Other configuration options:

  • descriptions

    • Should meter descriptions be sent to Prometheus? Default is true, set to false to minimise the amount of data sent on each scrape

  • step

    • The step size to use in computing windowed statistics like max. The default is 1 minute. To get the most out of these statistics, align the step interval to be close to your scrape interval.

    • The formats accepted are based on the ISO-8601 duration format PnDTnHnMn.nS with days considered to be exactly 24 hours, e.g

      • "PT20.345S" -- parses as "20.345 seconds"

      • "PT15M" -- parses as "15 minutes" (where a minute is 60 seconds)

      • "PT10H" -- parses as "10 hours" (where an hour is 3600 seconds)

      • "P2D" -- parses as "2 days" (where a day is 24 hours or 86400 seconds)

      • "P2DT3H4M" -- parses as "2 days, 3 hours and 4 minutes"

Datadog

Datadog must at least be configured to provide an apiKey and applicationKey, but it also supports a number of other configuration options.

<config xmlns="urn:com.cohga.server.config#1.0" xmlns:datadog="urn:com.cohga.server.metric.datadog#1.0"> <datadog:config> <apiKey>INCLUDE_YOUR_API_KEY_HERE</apiKey> <applicationKey>INCLUDE_YOUR_APPLICATION_KEY_HERE</applicationKey> </datadog:config> </config>

Other configuration options:

  • hostTag

    • The tag that will be mapped to "host" when shipping metrics to datadog, default is no tag

  • uri

    • URL to push metrics to, default is https://app.datadoghq.com

  • descriptions

    • Should meter descriptions be sent to Datadog? Default is true, set to false to minimise the amount of data sent on each scrape

  • step

    • The step size (reporting frequency) to use. The default is 1 minute.

    • The formats accepted are based on the ISO-8601 duration format PnDTnHnMn.nS with days considered to be exactly 24 hours, e.g

      • "PT20.345S" -- parses as "20.345 seconds"

      • "PT15M" -- parses as "15 minutes" (where a minute is 60 seconds)

      • "PT10H" -- parses as "10 hours" (where an hour is 3600 seconds)

      • "P2D" -- parses as "2 days" (where a day is 24 hours or 86400 seconds)

      • "P2DT3H4M" -- parses as "2 days, 3 hours and 4 minutes"

  • enabled

    • If publishing is enabled. Default is true.

  • numThreads

    • The number of threads to use with the scheduler.

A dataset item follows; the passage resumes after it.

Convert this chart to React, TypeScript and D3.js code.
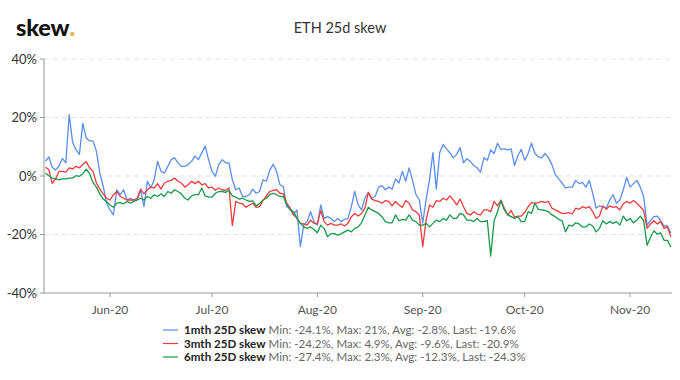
import React from "react";
import * as d3 from "d3";

const seriesNames = ["1mth 25D skew", "3mth 25D skew", "6mth 25D skew"];
const seriesStats = [
  "Min: -24.1%, Max: 21%, Avg: -2.8%, Last: -19.6%",
  "Min: -24.2%, Max: 4.9%, Avg: -9.6%, Last: -20.9%",
  "Min: -27.4%, Max: 2.3%, Avg: -12.3%, Last: -24.3%",
];
const seriesColors = ["#5b8def", "#ee3b3b", "#17994a"];
const startDate = new Date(Date.UTC(2020, 4, 13));
const yTicks = [-40, -20, 0, 20, 40];

const skew1m = [
  5, 6.5, 3, 2, 3.5, 6, 4.5, 21, 11.5, 9, 7.4, 18, 13, 12, 12, 8.5, 1, -3.5, -9.3, -11.6,
  -13.3, -4.7, -6.4, -4.7, -8.2, -7.6, -8.2, -8.2, -4.7, -10.5, -1.8, -4.1, -1.3, 5, 1.6, 1, 3.3, 5.6, 6.2, 4.5,
  3.3, 3.3, 3.9, 5, 6.8, 5.6, 7.9, 10.2, 5.6, 1.6, -0.1, 3.9, 5.6, 4.5, 4.5, -1.3, -4.7, -4.1, -7, -7,
  -6.4, -4.5, -5.9, -5.3, -1.3, -1.8, 2, 4, 1.6, -3, -3.6, -10.5, -11, -13.3, -11.6, -24.1, -16.8, -15.6, -12.2, -15.6,
  -16.8, -9.9, -14.5, -13.9, -14.5, -15.6, -14.5, -15.6, -14.8, -14.5, -10.5, -5.3, -9.9, -11.6, -7.6, -5.6, -7.6, -7, -3.8, -3.3,
  -4.7, -3.8, -4.5, -1, -2.4, 1.6, -1.8, 2.8, -1.5, -6.4, -8.2, -16, -8, -1.3, 8, -4.5, 8, 10.8, 9.3, 7.9,
  6.2, 7.4, 9.7, 4.5, 5.9, 5, 3.6, 2.8, 1.3, 6.2, 5.4, 8.9, 7.7, 11.2, 9.1, 9.3, 8.9, 9.3, 3.6, 7,
  9.1, 5.4, 7.7, 11.2, 7.7, 6.6, 6.2, 7.7, 6.2, 3.9, 0.5, -1, -2.4, -4.1, -3.8, -3.8, -1.5, -2.6, -2.2, -3.8,
  -1.5, -5.9, -11, -10.2, -10.5, -11, -8.2, -6.4, -9.3, -8.2, -4.7, -0.5, -3.8, -2.6, -1.5, -3.8, -7, -16.8, -15.3, -13.9,
  -13.7, -15.3, -17.1, -17.1, -19.6,
];

const skew3m = [
  3, 2.2, -2.5, -1, 1.6, 1.6, 1.3, 2.8, 2.4, 3.3, 2.8, 3.9, 4.9, 2.8, 1.6, -2.4, -4.5, -6.1, -7.6, -8.2,
  -6.4, -5.3, -7, -7.6, -8.2, -8.2, -8.2, -7.6, -4.5, -6.1, -4.7, -3.8, -4.1, -2.6, -4.5, -2.4, -1.8, -1.5, -0.7, -1.8,
  -2.4, -3.8, -3, -1.8, -2.6, -1.8, -3, -2.6, -4.1, -3.8, -4.9, -4.1, -4.7, -4.9, -4.1, -17, -8.7, -9.3, -9.5, -10.7,
  -9.9, -9.3, -10.7, -10.5, -8.4, -6.8, -5.3, -4.9, -4.7, -5.9, -6.1, -9.3, -11, -13.3, -14.5, -16.2, -16.4, -16.8, -15.1, -16.2,
  -16.4, -11.8, -15.6, -16.8, -16.2, -16.8, -16.8, -16.4, -17.1, -16.2, -13.9, -12.8, -13.7, -12.8, -11, -5.6, -7.9, -8.4, -8.7, -9.3,
  -8.4, -8.7, -10.2, -8.7, -9.9, -10.7, -8.4, -9.3, -11.6, -12.2, -13.3, -24.2, -15.1, -9.9, -10.7, -8.4, -8.7, -7.6, -8.2, -6.8,
  -8.2, -9.9, -7.9, -10.5, -12.8, -13.3, -12.2, -13, -13.3, -11.6, -11.6, -12.2, -8.7, -10.2, -8.2, -11, -13.3, -11.8, -14.1, -13.7,
  -13.7, -12.5, -10.5, -9.1, -9.3, -9.1, -8.7, -9.1, -8.7, -11, -11.6, -12.2, -12.8, -12.8, -12.5, -13, -11, -11.4, -10.5, -11,
  -10.5, -12.2, -14.5, -13.7, -10.2, -11.4, -10.2, -10.7, -10.5, -11.6, -9.5, -8.7, -9.3, -8.4, -9.3, -10.5, -11.8, -17.9, -16.4, -15.3,
  -16.4, -15.6, -17.9, -17.4, -20.9,
];

const skew6m = [
  1, 0.1, -0.7, -1, -1.3, -1, -1, -0.7, -0.7, 0.1, -0.1, 0.8, 2.3, 0.8, -2.2, -3.8, -6.1, -7.9, -8.7, -9.9,
  -10.7, -9.3, -9.1, -9.5, -8.7, -9.3, -8.7, -8.2, -7.6, -8.2, -7, -7.6, -6.4, -7, -6.1, -7, -5.3, -5.9, -4.7, -5.3,
  -6.1, -7.6, -8.2, -6.8, -6.4, -6.4, -4.1, -6.8, -7.2, -7.2, -5.9, -5.3, -5.3, -5.6, -4.9, -6.8, -7.2, -7.9, -7.6, -8.2,
  -8.7, -8.5, -10.2, -9.5, -8.2, -7.6, -6.4, -5.9, -6.4, -7, -7, -9.9, -11.6, -12.2, -14.5, -16.2, -17.4, -17.9, -17.4, -18.3,
  -19.4, -16.8, -17.9, -20.8, -19.7, -19.7, -20.2, -19.7, -19.1, -18.5, -19.1, -17.9, -17.4, -16, -13.3, -10.7, -11.6, -12.2, -12.8, -13.9,
  -15.6, -16, -16, -13.3, -15.3, -14.8, -15.1, -13.3, -15.1, -15.6, -16.8, -16.8, -16.2, -17.4, -16.2, -15.1, -15.6, -14.5, -15.1, -13.3,
  -14.5, -14.5, -12.8, -13.3, -15.1, -15.1, -15.6, -14.5, -15.6, -15.6, -15.3, -27.4, -15.3, -12.2, -8.5, -11.6, -13.3, -13.9, -14.5, -13.9,
  -15.6, -15.6, -12.2, -12.8, -9.3, -11.4, -11.6, -11.8, -12.2, -13.3, -13.9, -14.8, -15.3, -19.1, -16.8, -17.1, -16, -16.4, -17.4, -17.4,
  -16.4, -17.1, -19.1, -17.9, -15.3, -16.4, -15.6, -16.2, -15.6, -16.8, -13.7, -15.3, -14.5, -16, -15.1, -13.7, -15.3, -23.7, -21, -18.7,
  -19.9, -19.4, -22, -22, -24.3,
];

const allSeries = [skew1m, skew3m, skew6m];

const W = 680;
const H = 380;
const left = 44;
const right = 672;
const top = 59;
const bottom = 293;
const FONT = "Lato, 'Noto Sans', sans-serif";

export default function App() {
  const x = d3
    .scaleUtc()
    .domain([d3.utcHour.offset(startDate, -10), d3.utcHour.offset(startDate, 184 * 24 + 8)])
    .range([left, right]);
  const y = d3.scaleLinear().domain([-40, 40]).range([bottom, top]);
  const xTicks = x.ticks(d3.utcMonth.every(1)!);
  const fmt = d3.utcFormat("%b-%y");

  const line = d3
    .line<number>()
    .x((_, i) => x(d3.utcDay.offset(startDate, i)))
    .y((v) => y(v));

  return (
    <svg width={W} height={H} style={{ display: "block", position: "absolute", left: 0, top: 0, background: "#fff" }} fontFamily={FONT}>
      <text x={16} y={36} fontSize={23.5} fontWeight={900} fill="#111" letterSpacing={-0.2}>
        skew<tspan fill="#f0b44c" fontSize={26}>.</tspan>
      </text>
      <text x={340} y={33} fontSize={14.5} textAnchor="middle" fill="#333">
        ETH 25d skew
      </text>

      {yTicks.map((t) => (
        <g key={t}>
          {t !== -40 && (
            <line x1={left} x2={right} y1={y(t)} y2={y(t)} stroke="#e3e3e3" strokeWidth={1} strokeDasharray="5,4" />
          )}
          <line x1={left - 4} x2={left} y1={y(t)} y2={y(t)} stroke="#999" />
          <text x={left - 7} y={y(t)} dy="0.35em" fontSize={13} textAnchor="end" fill="#333">
            {t}%
          </text>
        </g>
      ))}
      <line x1={left} x2={left} y1={top} y2={bottom} stroke="#999" />
      <line x1={left} x2={right} y1={bottom} y2={bottom} stroke="#999" />
      {xTicks.map((t) => (
        <g key={t.toISOString()}>
          <line x1={x(t)} x2={x(t)} y1={bottom} y2={bottom + 4} stroke="#999" />
          <text x={x(t)} y={314} fontSize={12} textAnchor="middle" fill="#555">
            {fmt(t)}
          </text>
        </g>
      ))}

      {allSeries.map((s, k) => (
        <path key={k} d={line(s) || ""} fill="none" stroke={seriesColors[k]} strokeWidth={1.3} strokeLinejoin="round" />
      ))}

      {seriesNames.map((n, k) => {
        const yy = 330 + k * 13.5;
        return (
          <g key={n}>
            <line x1={163} x2={178} y1={yy} y2={yy} stroke={seriesColors[k]} strokeWidth={1.2} />
            <text x={184} y={yy} dy="0.35em" fontSize={11.6} fill="#222">
              <tspan fontWeight={700}>{n}</tspan>
              <tspan fill="#666"> {seriesStats[k]}</tspan>
            </text>
          </g>
        );
      })}
    </svg>
  );
}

The default is 2 threads.

  • connectTimeout

    • The connection timeout for requests to the backend. The default is 1 second.

  • readTimeout

    • The read timeout for requests to the backend. The default is 10 seconds.

  • batchSize

    • The number of measurements per request to use for the backend. If more measurements are found, then multiple requests will be made. The default is 10,000.

InfluxDB

InfluxDB must be configured to at least provide a userName and password. InfluxDB also supports a number of other configuration options.

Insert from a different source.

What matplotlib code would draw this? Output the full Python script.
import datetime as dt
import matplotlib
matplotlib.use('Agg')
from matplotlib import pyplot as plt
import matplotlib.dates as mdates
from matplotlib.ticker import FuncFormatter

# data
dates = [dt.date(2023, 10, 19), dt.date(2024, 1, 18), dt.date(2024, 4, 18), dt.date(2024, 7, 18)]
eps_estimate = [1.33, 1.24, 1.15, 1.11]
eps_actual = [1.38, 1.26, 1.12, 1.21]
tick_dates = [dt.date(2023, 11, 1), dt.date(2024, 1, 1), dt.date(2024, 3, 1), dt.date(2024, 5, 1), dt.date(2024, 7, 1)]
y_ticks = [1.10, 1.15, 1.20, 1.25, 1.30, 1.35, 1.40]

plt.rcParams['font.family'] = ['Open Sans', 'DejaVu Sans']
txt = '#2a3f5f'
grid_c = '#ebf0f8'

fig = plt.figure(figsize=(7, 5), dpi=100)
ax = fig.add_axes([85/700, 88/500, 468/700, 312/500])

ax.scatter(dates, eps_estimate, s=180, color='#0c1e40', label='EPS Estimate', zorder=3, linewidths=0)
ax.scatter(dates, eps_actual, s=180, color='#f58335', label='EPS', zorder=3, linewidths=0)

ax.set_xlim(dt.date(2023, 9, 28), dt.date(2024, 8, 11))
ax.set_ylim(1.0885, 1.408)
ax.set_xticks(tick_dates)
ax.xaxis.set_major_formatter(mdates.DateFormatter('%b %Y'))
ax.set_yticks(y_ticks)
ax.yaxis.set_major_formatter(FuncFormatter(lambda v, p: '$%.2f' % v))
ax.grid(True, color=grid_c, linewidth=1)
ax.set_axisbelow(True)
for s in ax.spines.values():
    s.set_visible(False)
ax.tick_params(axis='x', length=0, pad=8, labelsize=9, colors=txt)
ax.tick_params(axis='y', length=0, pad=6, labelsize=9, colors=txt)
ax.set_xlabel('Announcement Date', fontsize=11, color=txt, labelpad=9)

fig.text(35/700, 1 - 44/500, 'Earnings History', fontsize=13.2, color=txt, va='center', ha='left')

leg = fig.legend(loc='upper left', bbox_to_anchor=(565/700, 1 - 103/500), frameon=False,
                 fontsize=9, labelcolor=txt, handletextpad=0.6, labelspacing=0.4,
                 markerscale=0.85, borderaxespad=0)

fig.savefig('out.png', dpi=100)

<config xmlns="urn:com.cohga.server.config#1.0" xmlns:influx="urn:com.cohga.server.metric.influxdb#1.0"> <influx:config> <userName>INCLUDE_YOUR_USERNAME_KEY_HERE</enabled> <password>INCLUDE_YOUR_PASSWORD_KEY_HERE</password> </influx:config> </config>

Other configuration options:

  • db

    • The db to send metrics to. Defaults to "mydb".

  • consistency

    • Sets the write consistency for each point. The Influx default is 'one'. Must be one of 'any', 'one', 'quorum', or 'all'. Only available for InfluxEnterprise clusters.

  • retentionPolicy

    • Influx writes to the DEFAULT retention policy if one is not specified.

  • retentionDuration

    • Time period for which influx should retain data in the current database (e.g. 2h, 52w).

  • retentionReplicationFactor

    • How many copies of the data are stored in the cluster. Must be 1 for a single node instance.

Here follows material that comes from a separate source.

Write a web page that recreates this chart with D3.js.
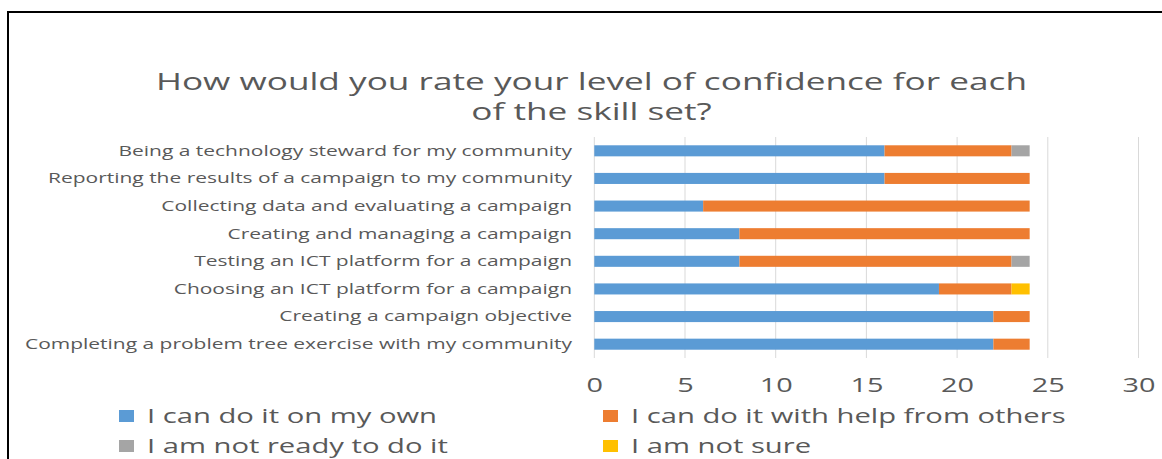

  • retentionShardDuration

    • The time range covered by a shard group (e.g. 2h, 52w).

  • uri

    • The URI for the Influx backend. The default is http://localhost:8086

  • compressed

    • if metrics publish batches should be GZIP compressed, default is true.

  • autoCreateDb

    • if Micrometer should check if db exists before attempting to publish metrics to it, creating it if it does not exist.

  • step

    • The step size (reporting frequency) to use. The default is 1 minute.

    • The formats accepted are based on the ISO-8601 duration format PnDTnHnMn.nS with days considered to be exactly 24 hours, e.g

      • "PT20.345S" -- parses as "20.345 seconds"

      • "PT15M" -- parses as "15 minutes" (where a minute is 60 seconds)

      • "PT10H" -- parses as "10 hours" (where an hour is 3600 seconds)

      • "P2D" -- parses as "2 days" (where a day is 24 hours or 86400 seconds)

      • "P2DT3H4M" -- parses as "2 days, 3 hours and 4 minutes"

  • enabled

    • If publishing is enabled. Default is true.

  • numThreads

    • The number of threads to use with the scheduler. The default is 2 threads.

  • connectTimeout

    • The connection timeout for requests to the backend. The default is 1 second.

  • readTimeout

    • The read timeout for requests to the backend. The default is 10 seconds.

  • batchSize

    • The number of measurements per request to use for the backend. If more measurements are found, then multiple requests will be made. The default is 10,000.